Evolution toward the next generation of the internet, in which digital content will interact with the physical world, will profoundly change how human communication needs can be addressed, and is therefore likely to lead to business innovation with the potential to disrupt the ICT ecosystem. On top of providing immersive communication capabilities, it is expected that the next generation of mobile systems will also incorporate Integrated Sensing and Communication (ISAC), which allows reflections of transmitted radio signals to be received in the network and processed to yield spatial knowledge of the physical surroundings [2].
Likely innovation areas in the next few decades
Our century-long experience in the telecommunications space has taught us that the technologies that are most likely to have a big impact decades from now are probably already a decade or two old in R&D terms. One emerging example of this may be quantum computing, which has been a subject of academic research for many years.
Looking ahead toward the second half of this century, we expect to see convergence across a multitude of technology disciplines including electronics, photonics, nanotechnology, biotechnology, biomedicine, cognition and communication
technologies. Rather than converging at component and system level as technologies do today, however, future convergence will happen at the molecular and atomic level, generating an enormous innovation potential to improve society and human lives. Plants, for example, could be integrated with processing capabilities, sensors and actuators to optimize capabilities such as photosynthesis. Quantum communication capabilities could be used to enable plants to communicate their needs to humans or AI bots.

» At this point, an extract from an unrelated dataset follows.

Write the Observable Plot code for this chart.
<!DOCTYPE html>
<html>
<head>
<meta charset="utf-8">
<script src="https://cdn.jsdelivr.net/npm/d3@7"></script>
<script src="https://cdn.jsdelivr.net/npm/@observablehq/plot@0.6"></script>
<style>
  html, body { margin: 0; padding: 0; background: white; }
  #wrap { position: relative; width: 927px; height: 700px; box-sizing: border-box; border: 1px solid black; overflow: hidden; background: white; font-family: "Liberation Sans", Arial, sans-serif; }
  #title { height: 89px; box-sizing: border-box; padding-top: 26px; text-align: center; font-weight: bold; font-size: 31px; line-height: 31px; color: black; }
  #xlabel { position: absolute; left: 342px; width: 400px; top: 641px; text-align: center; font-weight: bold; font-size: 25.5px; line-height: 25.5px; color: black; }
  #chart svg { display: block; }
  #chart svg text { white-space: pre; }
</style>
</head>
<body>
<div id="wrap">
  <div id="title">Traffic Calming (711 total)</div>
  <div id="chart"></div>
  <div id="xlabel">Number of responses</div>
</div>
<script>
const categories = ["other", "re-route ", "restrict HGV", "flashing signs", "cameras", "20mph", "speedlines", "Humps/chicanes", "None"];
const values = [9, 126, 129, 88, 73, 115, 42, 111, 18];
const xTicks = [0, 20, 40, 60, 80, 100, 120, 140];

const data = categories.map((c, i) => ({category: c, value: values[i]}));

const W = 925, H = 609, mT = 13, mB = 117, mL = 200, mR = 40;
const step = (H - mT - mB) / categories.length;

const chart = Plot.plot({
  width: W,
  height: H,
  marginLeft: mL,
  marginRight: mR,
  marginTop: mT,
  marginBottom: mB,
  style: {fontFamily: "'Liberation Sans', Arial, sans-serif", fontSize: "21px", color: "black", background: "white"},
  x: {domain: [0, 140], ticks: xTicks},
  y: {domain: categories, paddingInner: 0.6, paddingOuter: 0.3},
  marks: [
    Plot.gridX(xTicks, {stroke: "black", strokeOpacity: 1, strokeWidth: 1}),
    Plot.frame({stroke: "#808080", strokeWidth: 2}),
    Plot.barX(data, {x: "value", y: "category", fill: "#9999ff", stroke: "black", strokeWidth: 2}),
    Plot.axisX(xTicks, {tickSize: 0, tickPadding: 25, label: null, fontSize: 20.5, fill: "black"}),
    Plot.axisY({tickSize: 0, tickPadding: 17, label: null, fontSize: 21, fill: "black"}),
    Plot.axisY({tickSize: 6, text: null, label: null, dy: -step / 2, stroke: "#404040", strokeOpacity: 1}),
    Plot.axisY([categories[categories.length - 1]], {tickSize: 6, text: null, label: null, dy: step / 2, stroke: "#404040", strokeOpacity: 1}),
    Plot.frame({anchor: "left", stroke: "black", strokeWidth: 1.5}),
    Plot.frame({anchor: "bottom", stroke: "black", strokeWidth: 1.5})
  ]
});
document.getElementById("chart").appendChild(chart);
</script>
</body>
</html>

Innovation for the next century – reaching beyond the possible
World-leading innovators must visualize beyond the predictable. 100 years ago, it would have seemed impossible to visit your bank using a device so small it can fit in your pocket. And yet, much of what was physical matter yesterday has become digital today. In the next few decades, we expect that it will be possible to digitalize all five of the human senses, moving beyond sight and sound to include touch, taste and smell.
At some later point in the century ahead, humankind will almost certainly figure out how to break through an even more farfetched-sounding frontier. Wouldn’t it be thrilling if, for example, we could take the first steps toward teleportation by enabling communication to transfer matter from one point to another? Today, with no physical theories for how to transcend time and physical space, it seems impossible. But at Ericsson, more than 100 years of groundbreaking innovations have taught us never to let the word impossible stand in our way.